# Directions
Read the records and gather each line that includes "this".

# Data entries
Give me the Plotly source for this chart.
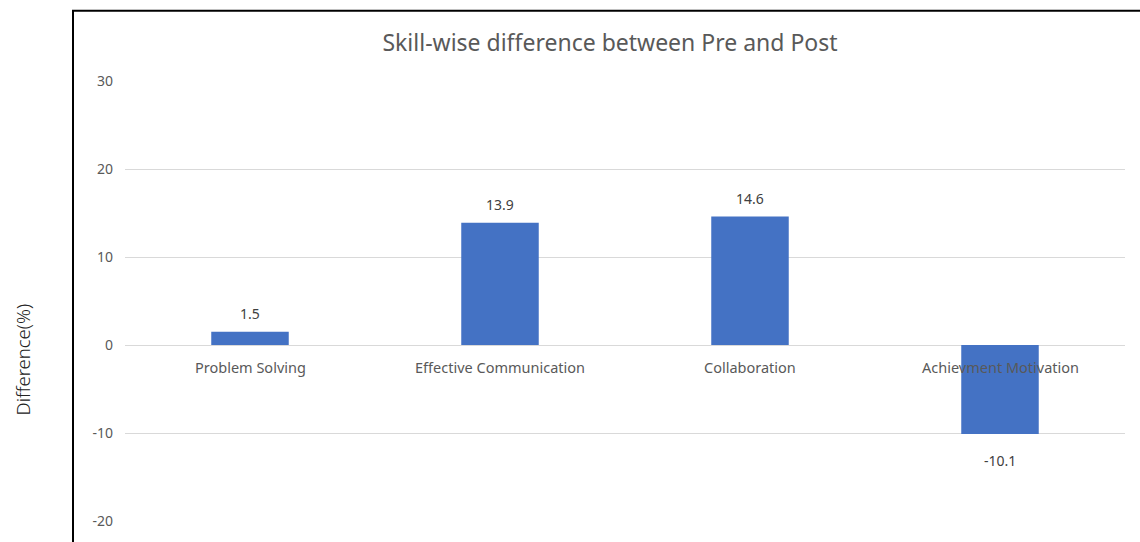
import plotly.graph_objects as go

# Skill categories and pre/post difference (%)
skills = ["Problem Solving", "Effective Communication", "Collaboration", "Achievment Motivation"]
differences = [1.5, 13.9, 14.6, -10.1]
y_ticks = [-20, -10, 0, 10, 20, 30]

W, H = 1140, 542
ML, MR, MT, MB = 125, 15, 81, 17
PW, PH = W - ML - MR, H - MT - MB


def px_x(px):
    return (px - ML) / PW


def px_y(py):
    return (H - MB - py) / PH


grey = "#595959"
font = "Noto Sans"

fig = go.Figure()
fig.add_trace(go.Bar(
    x=skills,
    y=differences,
    marker=dict(color="#4472C4", line=dict(width=0)),
    width=0.31,
    hoverinfo="x+y",
))

annotations = []
# value labels at the bar ends
for s, v in zip(skills, differences):
    annotations.append(dict(
        x=s, y=v, xref="x", yref="y", text=f"{v:g}", showarrow=False,
        yanchor="bottom" if v >= 0 else "top",
        yshift=7 if v >= 0 else -15,
        font=dict(family=font, size=14, color="#404040"),
    ))
# category labels sitting just under the zero line
for s in skills:
    annotations.append(dict(
        x=s, y=0, xref="x", yref="y", text=s, showarrow=False,
        yanchor="middle", yshift=-22,
        font=dict(family=font, size=14.5, color=grey),
    ))
# y-axis title outside the frame
annotations.append(dict(
    x=px_x(22), y=px_y(362), xref="paper", yref="paper",
    text="Difference(%)", textangle=-90, showarrow=False,
    xanchor="center", yanchor="middle",
    font=dict(family=font, size=18.5, color="#222222", weight=300),
))

shapes = [
    dict(type="line", xref="paper", yref="paper",
         x0=px_x(73), x1=px_x(73), y0=px_y(10), y1=px_y(560),
         line=dict(color="#000000", width=2)),
    dict(type="line", xref="paper", yref="paper",
         x0=px_x(72), x1=px_x(1145), y0=px_y(10), y1=px_y(10),
         line=dict(color="#000000", width=2)),
]

fig.update_layout(
    width=W, height=H,
    margin=dict(l=ML, r=MR, t=MT, b=MB),
    paper_bgcolor="white", plot_bgcolor="white",
    showlegend=False,
    bargap=0.69,
    title=dict(
        text="Skill-wise difference between Pre and Post",
        x=px_x(610), xref="paper", xanchor="center",
        y=1 - 43 / H, yref="container", yanchor="middle",
        font=dict(family=font, size=23, color=grey),
    ),
    xaxis=dict(showticklabels=False, showgrid=False, zeroline=False,
               showline=False, ticks="", fixedrange=True),
    yaxis=dict(range=[-20, 30], tickvals=y_ticks,
               ticktext=[str(t) for t in y_ticks],
               showgrid=True, gridcolor="#D9D9D9", gridwidth=1,
               zeroline=True, zerolinecolor="#D9D9D9", zerolinewidth=1,
               showline=False, ticks="", ticklabelstandoff=11,
               tickfont=dict(family=font, size=14, color=grey)),
    annotations=annotations,
    shapes=shapes,
)

fig.write_html("out.html")
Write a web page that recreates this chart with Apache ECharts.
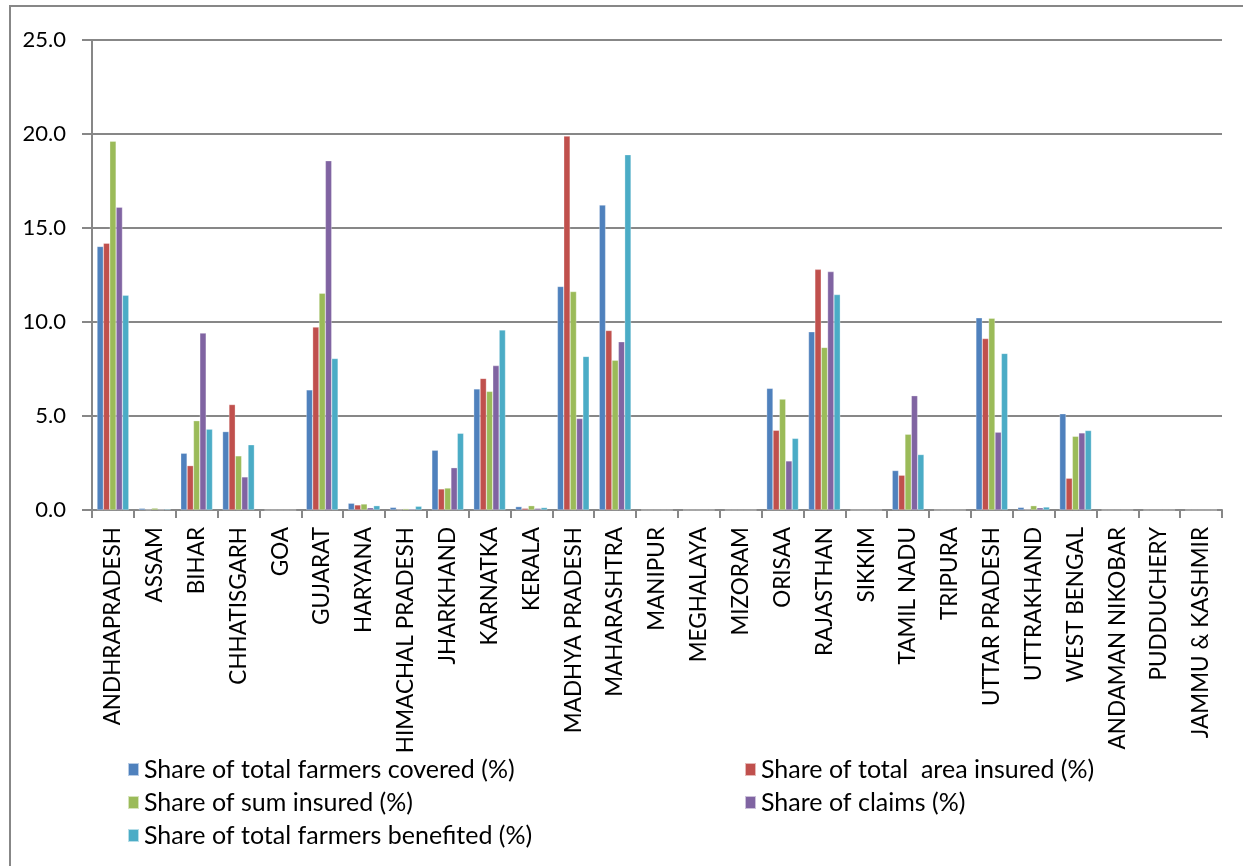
<!DOCTYPE html>
<html>
<head>
<meta charset="utf-8">
<title>State-wise shares</title>
<script src="https://cdn.jsdelivr.net/npm/echarts@6/dist/echarts.min.js"></script>
<style>
  html, body { margin: 0; padding: 0; background: #fff; }
  #chart { width: 1243px; height: 866px; }
</style>
</head>
<body>
<div id="chart"></div>
<script>
// States on the category axis
const states = [
  'ANDHRAPRADESH', 'ASSAM', 'BIHAR', 'CHHATISGARH', 'GOA', 'GUJARAT', 'HARYANA',
  'HIMACHAL PRADESH', 'JHARKHAND', 'KARNATKA', 'KERALA', 'MADHYA PRADESH',
  'MAHARASHTRA', 'MANIPUR', 'MEGHALAYA', 'MIZORAM', 'ORISAA', 'RAJASTHAN',
  'SIKKIM', 'TAMIL NADU', 'TRIPURA', 'UTTAR PRADESH', 'UTTRAKHAND', 'WEST BENGAL',
  'ANDAMAN NIKOBAR', 'PUDDUCHERY', 'JAMMU & KASHMIR'
];

// Series names
const seriesNames = [
  'Share of total farmers covered (%)',
  'Share of total  area insured (%)',
  'Share of sum insured (%)',
  'Share of claims (%)',
  'Share of total farmers benefited (%)'
];

// Share values per state (%)
const farmersCovered = [14.02, 0.09, 3.02, 4.17, 0, 6.39, 0.36, 0.14, 3.18, 6.44, 0.18, 11.89, 16.22, 0, 0, 0, 6.47, 9.48, 0, 2.10, 0, 10.22, 0.14, 5.12, 0, 0, 0];
const areaInsured    = [14.19, 0.02, 2.36, 5.61, 0, 9.73, 0.27, 0.03, 1.12, 7.00, 0.09, 19.89, 9.55, 0, 0, 0, 4.24, 12.80, 0, 1.85, 0, 9.12, 0.03, 1.69, 0, 0, 0];
const sumInsured     = [19.62, 0.10, 4.75, 2.88, 0, 11.53, 0.32, 0.07, 1.17, 6.31, 0.23, 11.62, 7.97, 0, 0, 0, 5.90, 8.65, 0, 4.03, 0, 10.20, 0.23, 3.92, 0, 0, 0];
const claims         = [16.11, 0.03, 9.41, 1.76, 0, 18.58, 0.12, 0.05, 2.25, 7.68, 0.09, 4.87, 8.95, 0, 0, 0, 2.61, 12.68, 0, 6.08, 0, 4.14, 0.12, 4.10, 0, 0, 0];
const benefited      = [11.42, 0.05, 4.30, 3.47, 0, 8.06, 0.23, 0.20, 4.08, 9.58, 0.13, 8.17, 18.90, 0, 0, 0, 3.81, 11.46, 0, 2.95, 0, 8.33, 0.16, 4.23, 0, 0, 0];

// Y axis ticks
const yMin = 0, yMax = 25, yStep = 5;

const colors = ['#4F81BD', '#C0504D', '#9BBB59', '#8064A2', '#4BACC6'];
const valueLists = [farmersCovered, areaInsured, sumInsured, claims, benefited];

const FONT = 'Lato, "Liberation Sans", sans-serif';
const GRID_GRAY = '#878787';

const chart = echarts.init(document.getElementById('chart'), null, { renderer: 'canvas' });

const series = seriesNames.map((name, i) => ({
  name: name,
  type: 'bar',
  data: valueLists[i],
  barGap: '0%',
  barCategoryGap: '24%',
  itemStyle: { color: colors[i], borderColor: 'rgba(255,255,255,0.6)', borderWidth: 0.5 },
  emphasis: { disabled: true }
}));

const legendText = { fontFamily: FONT, fontSize: 25, lineHeight: 25, color: '#000' };
const legendCommon = {
  orient: 'vertical', top: 757, height: 110,
  itemWidth: 11, itemHeight: 13, itemGap: 8, icon: 'rect',
  padding: 0,
  textStyle: legendText
};

chart.setOption({
  animation: false,
  color: colors,
  textStyle: { fontFamily: FONT },
  graphic: [{
    type: 'rect',
    shape: { x: 10, y: 6, width: 1260, height: 900 },
    style: { fill: 'none', stroke: GRID_GRAY, lineWidth: 2 },
    silent: true,
    z: -1
  }],
  grid: { left: 92, right: 21, top: 40, bottom: 356, containLabel: false },
  legend: [
    Object.assign({}, legendCommon, {
      left: 127,
      data: [seriesNames[0], seriesNames[2], seriesNames[4]]
    }),
    Object.assign({}, legendCommon, {
      left: 744,
      data: [seriesNames[1], seriesNames[3]]
    })
  ],
  xAxis: {
    type: 'category',
    data: states,
    boundaryGap: true,
    axisLine: { show: true, lineStyle: { color: GRID_GRAY, width: 2 } },
    axisTick: { show: true, length: 8, alignWithLabel: false, lineStyle: { color: GRID_GRAY, width: 2 } },
    axisLabel: {
      interval: 0, rotate: 90, margin: 17,
      fontFamily: FONT, fontSize: 22.5, color: '#000'
    },
    splitLine: { show: false }
  },
  yAxis: {
    type: 'value',
    min: yMin, max: yMax, interval: yStep,
    axisLine: { show: true, lineStyle: { color: GRID_GRAY, width: 2 } },
    axisTick: { show: true, inside: false, length: 10, lineStyle: { color: GRID_GRAY, width: 2 } },
    axisLabel: {
      margin: 26, fontFamily: FONT, fontSize: 22, color: '#000',
      formatter: v => v.toFixed(1)
    },
    splitLine: { show: true, lineStyle: { color: GRID_GRAY, width: 2 } }
  },
  series: series
});
</script>
</body>
</html>
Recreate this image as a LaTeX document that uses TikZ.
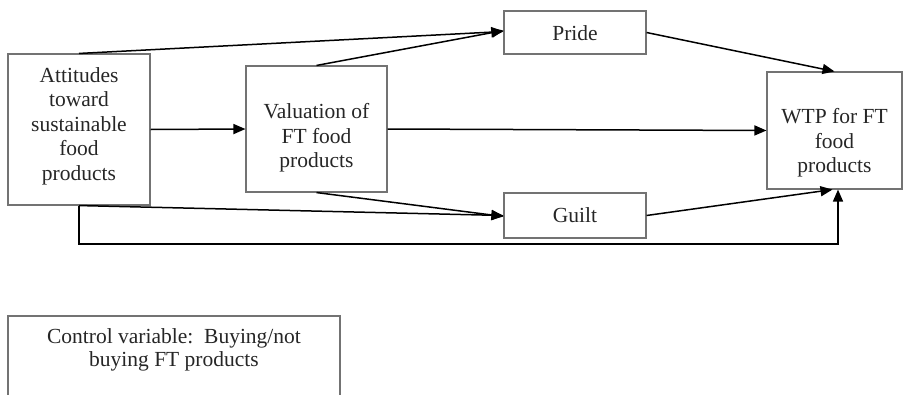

# Expected answer
Give me the Plotly source for this chart.
Write a web page that recreates this chart with Apache ECharts.
Recreate this image as a LaTeX document that uses TikZ.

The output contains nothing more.